From Oct. 23 to 25, eighth-graders from the county’s eight middle schools had the opportunity to learn more about all the CTE programs during a showcase held at the College of Southern Maryland. High school CTE students manned tables and displays at CSM and talked about the benefits and rigors of their respective programs.
“When we talk about what we’re going to do, one person is doing this, someone is doing this. And I don’t know what I’m going to do,” said Hannah Rogers, an eighth-grade student at Theodore G. Davis Middle School. “This [showcase] opened my eyes to different things.”
“It definitely broadens the field,” said Antonio Alford, a Davis eighth-grader. Alford and his pal, Micah Gilbert, are interested in graphic communications and cybersecurity and went to North Point’s open house earlier this month to learn more.

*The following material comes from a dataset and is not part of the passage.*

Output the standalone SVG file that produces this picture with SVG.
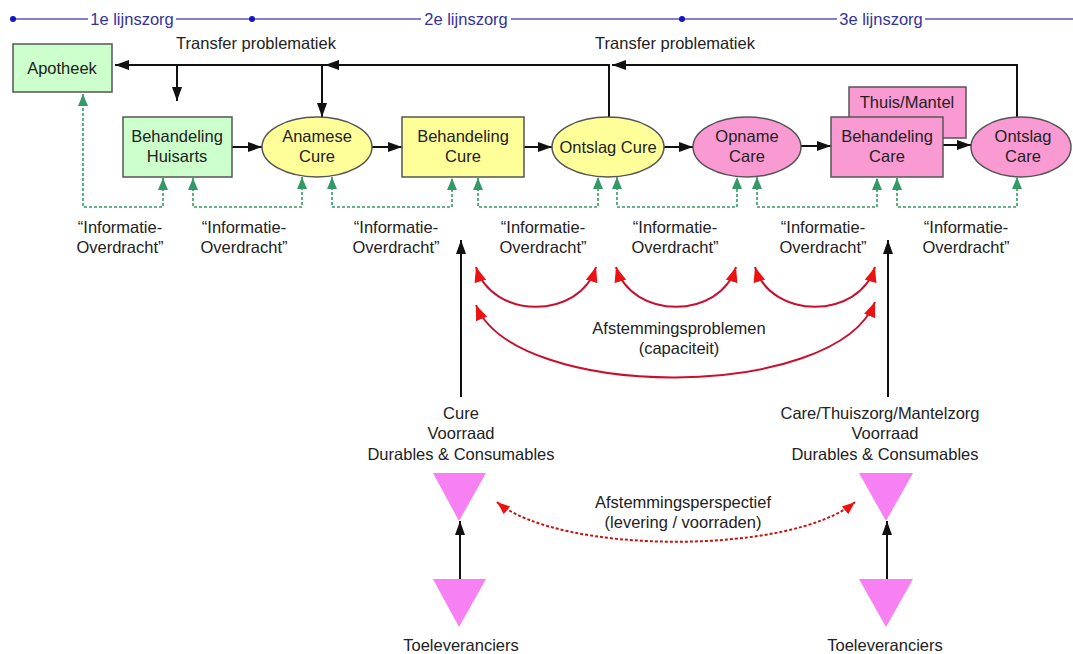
<svg xmlns="http://www.w3.org/2000/svg" width="1073" height="654" viewBox="0 0 1073 654">
  <style>
    text { font-family: "Liberation Sans", Arial, sans-serif; font-size: 16.5px; fill: #222; text-anchor: middle; }
    .lane { fill: #333399; }
    .laneline { stroke: #5555cc; stroke-width: 1.3; fill: none; }
    .green { fill: #ccffcc; stroke: #555; stroke-width: 1.5; }
    .yellow { fill: #ffff99; stroke: #555; stroke-width: 1.5; }
    .pink { fill: #f99ad2; stroke: #555; stroke-width: 1.5; }
    .stock { fill: #f780f2; stroke: none; }
    .flow { stroke: #111; stroke-width: 2; fill: none; }
    .info { stroke: #339966; stroke-width: 1.6; stroke-dasharray: 3 2; fill: none; }
    .sync { stroke: #c8102e; stroke-width: 2; fill: none; }
    .supply { stroke: #cc1111; stroke-width: 2; stroke-dasharray: 3 2; fill: none; }
  </style>
  <defs>
    <marker id="ah-black" markerUnits="userSpaceOnUse" markerWidth="14" markerHeight="10" refX="14" refY="5" orient="auto">
      <path d="M0,0 L14,5 L0,10 z" fill="#111"/>
    </marker>
    <marker id="ah-green" markerUnits="userSpaceOnUse" markerWidth="12" markerHeight="10" refX="12" refY="5" orient="auto-start-reverse">
      <path d="M0,0 L12,5 L0,10 z" fill="#339966"/>
    </marker>
    <marker id="ah-red" markerUnits="userSpaceOnUse" markerWidth="15" markerHeight="12" refX="15" refY="6" orient="auto-start-reverse">
      <path d="M0,0 L15,6 L0,12 z" fill="#ee1111"/>
    </marker>
    <marker id="ah-red-s" markerUnits="userSpaceOnUse" markerWidth="13" markerHeight="10" refX="13" refY="5" orient="auto-start-reverse">
      <path d="M0,0 L13,5 L0,10 z" fill="#ee1111"/>
    </marker>
  </defs>

  <!-- care levels timeline -->
  <g id="levels">
    <path class="laneline" d="M13,19 H88 M176,19 H421 M511,19 H837 M925,19 H1073"/>
    <circle cx="13" cy="19" r="3" fill="#1515c0"/>
    <circle cx="252" cy="19" r="3" fill="#1515c0"/>
    <circle cx="682" cy="19" r="3" fill="#1515c0"/>
    <text class="lane" x="132" y="25">1e lijnszorg</text>
    <text class="lane" x="466" y="25">2e lijnszorg</text>
    <text class="lane" x="881" y="25">3e lijnszorg</text>
  </g>

  <text x="256" y="49">Transfer problematiek</text>
  <text x="675" y="49">Transfer problematiek</text>

  <!-- connectors -->
  <g id="connectors">
    <!-- transfer feedback lines -->
    <path class="flow" d="M609,117 V65 H115" marker-end="url(#ah-black)"/>
    <path class="flow" d="M345,65 H325" marker-end="url(#ah-black)"/>
    <path class="flow" d="M177,65 V101" marker-end="url(#ah-black)"/>
    <path class="flow" d="M322,65 V117" marker-end="url(#ah-black)"/>
    <path class="flow" d="M1017,118 V65 H612" marker-end="url(#ah-black)"/>
    <!-- main care chain -->
    <path class="flow" d="M232,147 H262" marker-end="url(#ah-black)"/>
    <path class="flow" d="M372,147 H402" marker-end="url(#ah-black)"/>
    <path class="flow" d="M524,147 H552" marker-end="url(#ah-black)"/>
    <path class="flow" d="M664,147 H693" marker-end="url(#ah-black)"/>
    <path class="flow" d="M801,146 H831" marker-end="url(#ah-black)"/>
    <path class="flow" d="M943,145 H971" marker-end="url(#ah-black)"/>
    <!-- information handover -->
    <path class="info" d="M163,178 V207 H83 V94" marker-start="url(#ah-green)" marker-end="url(#ah-green)"/>
    <path class="info" d="M193,178 V207 H302 V177" marker-start="url(#ah-green)" marker-end="url(#ah-green)"/>
    <path class="info" d="M332,177 V207 H452 V178" marker-start="url(#ah-green)" marker-end="url(#ah-green)"/>
    <path class="info" d="M478,178 V207 H598 V177" marker-start="url(#ah-green)" marker-end="url(#ah-green)"/>
    <path class="info" d="M617,177 V207 H737 V177" marker-start="url(#ah-green)" marker-end="url(#ah-green)"/>
    <path class="info" d="M757,177 V207 H877 V178" marker-start="url(#ah-green)" marker-end="url(#ah-green)"/>
    <path class="info" d="M897,178 V207 H1017 V177" marker-start="url(#ah-green)" marker-end="url(#ah-green)"/>
    <!-- capacity alignment -->
    <path class="sync" d="M476,267 C492,320 580,320 596,267" marker-start="url(#ah-red)" marker-end="url(#ah-red)"/>
    <path class="sync" d="M616,267 C632,320 720,320 736,267" marker-start="url(#ah-red)" marker-end="url(#ah-red)"/>
    <path class="sync" d="M755,267 C771,320 859,320 875,267" marker-start="url(#ah-red)" marker-end="url(#ah-red)"/>
    <path class="sync" d="M476,305 C515,402 836,402 875,302" marker-start="url(#ah-red)" marker-end="url(#ah-red)"/>
    <!-- stock supply lines -->
    <path class="flow" d="M461,397 V240" marker-end="url(#ah-black)"/>
    <path class="flow" d="M888,397 V240" marker-end="url(#ah-black)"/>
    <path class="flow" d="M460,579 V521" marker-end="url(#ah-black)"/>
    <path class="flow" d="M887,579 V521" marker-end="url(#ah-black)"/>
    <path class="supply" d="M497,502 C560,555 792,555 855,502" marker-start="url(#ah-red-s)" marker-end="url(#ah-red-s)"/>
  </g>

  <!-- nodes -->
  <g id="apotheek">
    <rect class="green" x="13" y="44" width="99" height="48"/>
    <text x="62" y="74">Apotheek</text>
  </g>
  <g id="behandeling-huisarts">
    <rect class="green" x="123" y="117" width="109" height="60"/>
    <text x="177" y="142">Behandeling</text>
    <text x="177" y="162">Huisarts</text>
  </g>
  <g id="anamese-cure">
    <ellipse class="yellow" cx="317" cy="147" rx="55" ry="30"/>
    <text x="317" y="142">Anamese</text>
    <text x="317" y="162">Cure</text>
  </g>
  <g id="behandeling-cure">
    <rect class="yellow" x="402" y="117" width="122" height="60"/>
    <text x="463" y="142">Behandeling</text>
    <text x="463" y="162">Cure</text>
  </g>
  <g id="ontslag-cure">
    <ellipse class="yellow" cx="608" cy="147" rx="56" ry="30"/>
    <text x="608" y="153">Ontslag Cure</text>
  </g>
  <g id="opname-care">
    <ellipse class="pink" cx="747" cy="147" rx="54" ry="30"/>
    <text x="747" y="142">Opname</text>
    <text x="747" y="162">Care</text>
  </g>
  <g id="thuis-mantel">
    <rect class="pink" x="849" y="87" width="117" height="51"/>
    <text x="907" y="108">Thuis/Mantel</text>
  </g>
  <g id="behandeling-care">
    <rect class="pink" x="831" y="117" width="112" height="60"/>
    <text x="887" y="142">Behandeling</text>
    <text x="887" y="162">Care</text>
  </g>
  <g id="ontslag-care">
    <ellipse class="pink" cx="1021" cy="147" rx="50" ry="30"/>
    <text x="1023" y="142">Ontslag</text>
    <text x="1023" y="162">Care</text>
  </g>

  <!-- information handover labels -->
  <g id="info-labels">
    <text x="120" y="233">“Informatie-</text><text x="120" y="253">Overdracht”</text>
    <text x="244" y="233">“Informatie-</text><text x="244" y="253">Overdracht”</text>
    <text x="396" y="233">“Informatie-</text><text x="396" y="253">Overdracht”</text>
    <text x="543" y="233">“Informatie-</text><text x="543" y="253">Overdracht”</text>
    <text x="675" y="233">“Informatie-</text><text x="675" y="253">Overdracht”</text>
    <text x="823" y="233">“Informatie-</text><text x="823" y="253">Overdracht”</text>
    <text x="966" y="233">“Informatie-</text><text x="966" y="253">Overdracht”</text>
  </g>

  <g id="capacity-label">
    <text x="679" y="334">Afstemmingsproblemen</text>
    <text x="679" y="354">(capaciteit)</text>
  </g>

  <g id="cure-stock">
    <text x="461" y="419">Cure</text>
    <text x="461" y="439">Voorraad</text>
    <text x="461" y="460">Durables &amp; Consumables</text>
    <polygon class="stock" points="433,473 486,473 459,521"/>
  </g>
  <g id="care-stock">
    <text x="880" y="419">Care/Thuiszorg/Mantelzorg</text>
    <text x="885" y="439">Voorraad</text>
    <text x="885" y="460">Durables &amp; Consumables</text>
    <polygon class="stock" points="859,473 913,473 886,521"/>
  </g>
  <g id="cure-suppliers">
    <polygon class="stock" points="433,579 486,579 459,627"/>
    <text x="461" y="651">Toeleveranciers</text>
  </g>
  <g id="care-suppliers">
    <polygon class="stock" points="859,579 913,579 886,627"/>
    <text x="885" y="651">Toeleveranciers</text>
  </g>

  <g id="supply-label">
    <text x="683" y="508">Afstemmingsperspectief</text>
    <text x="683" y="528">(levering / voorraden)</text>
  </g>
</svg>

Tameya Spinner, a sophomore in the CASE program at Maurice J. McDonough High School, said the older kids can connect at another level with the middle schoolers — student to student. Spinner has known since she was in elementary school that she wanted to study plants and animals. Enrolling in a CTE program is giving her a leg up on her peers when it comes to studying the agriculture field and continuing her education after graduation.
“This will help me get into college and I won’t be bombarded with information,” Spinner said. “I’ll have a better understanding of it.”